Diskusi seminar ini mengarah kepada rekomendasi perlunya
mencukupkan kebutuhan guru BK, menyediakan fasilitas yang diperlukan di tingkat
satuan pendidikan, dan bahkan menyediakan fasilitas cyber-councelling mengikuti
perkembangan zaman.
Dari hasil seminar monitoring tersebut masih banyak terdapat
satuan pendidikan sekolah serta pembuat kebijakan pendidikan di Aceh yang mengabaikan
pentingnya peran guru bimbingan dan konseling dalam membentuk karakter anak
didik dan memotivasi belajar di kalangan anak didik.
Drs. Syaiful
Bahri berbicara
tentang Permasalahan Sekitar Guru Bimbingan Konseling di jenjang sekolah SMA/MA/SMK di
Aceh.
“Ada
kesalahpahaman tentang guru Binbingan Konseling (BK) selama ini. Guru BK dipandang sebagai guru yang
menyelesaikan masalah-masalah anak-anak yang tidak disiplin.

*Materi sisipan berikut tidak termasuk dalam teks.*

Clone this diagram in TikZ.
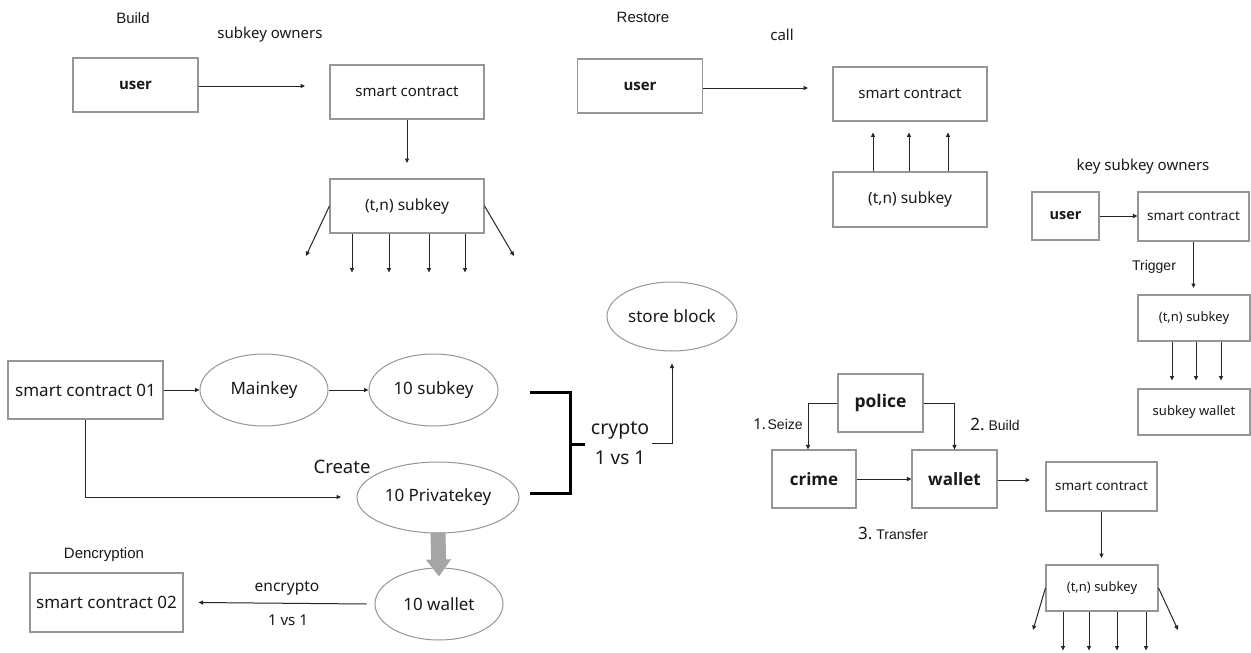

Padahal guru BK
mempunyai peran besar dalam membentuk karakter anak-anak didik, tidak sebatas
mengatasi masalah anak nakal, melainkan perannya sangat krusial dalam
membimbing anak didik agar sukses dalam belajar, ini erat hubungannya dengan pembinaan karakter, termasuk
untuk anak-anak yang bermasalah di sekolah. Namun, banyak sekolah kekurangan
guru BK dan fasilitas yang dapat digunakan untuk bimbingan dan konseling juga
minim. Sehingga, bimbingan dan konseling tidak efektif,” ujar syaiful Bahri
Ia juga
menambahkan kurangnya perumusan para guru
BK dalam menjalankan tugas mereka, baik pelaksanaan konseling maupun
rumusan instumen yang dianggap sangat perlu untuk ditetapkan.
“Selain
itu, sebagian
mereka juga tidak melaksanakan tugas secara efektif. Misalnya,
sebagian guru BK tidak membuat rumusan instrumen yang diperlukan. Konseling
yang semestinya berlangsung dua arah, tapi lebih sering dilangsungkan secara
individual dan searah. Banyak sekolah kekuangan guru BK, bahkan satu orang guru
BK terpaksa melayani hingga 500 siswa, padahal menurut ketentuan semestinya
maksimum yang dilayani adalah 150 siswa. Belum lagi, ada guru BK yang mempunyai
latar belakang kompetensi sebagai guru BK,” pungkasnya
Dalam kesempatan
tersebut Dr. Safrilsyah, mengharapkan peran guru yang semestinya menjadi panutan bagi siswa didiknya, dimana
bimbingan guru sangat diperlukan apalgi di era 4.0 sekarang ini, maka dari itu profesionalisme
guru BK sangat menentukan kesuksesan anak didik mereka.
“Guru
BK semestinya menjadi teman siswa dan menjadi leader panutan bagi siswa. Selain
itu, profesionalisme guru BK sangat menentukan keberhasilan anak didik.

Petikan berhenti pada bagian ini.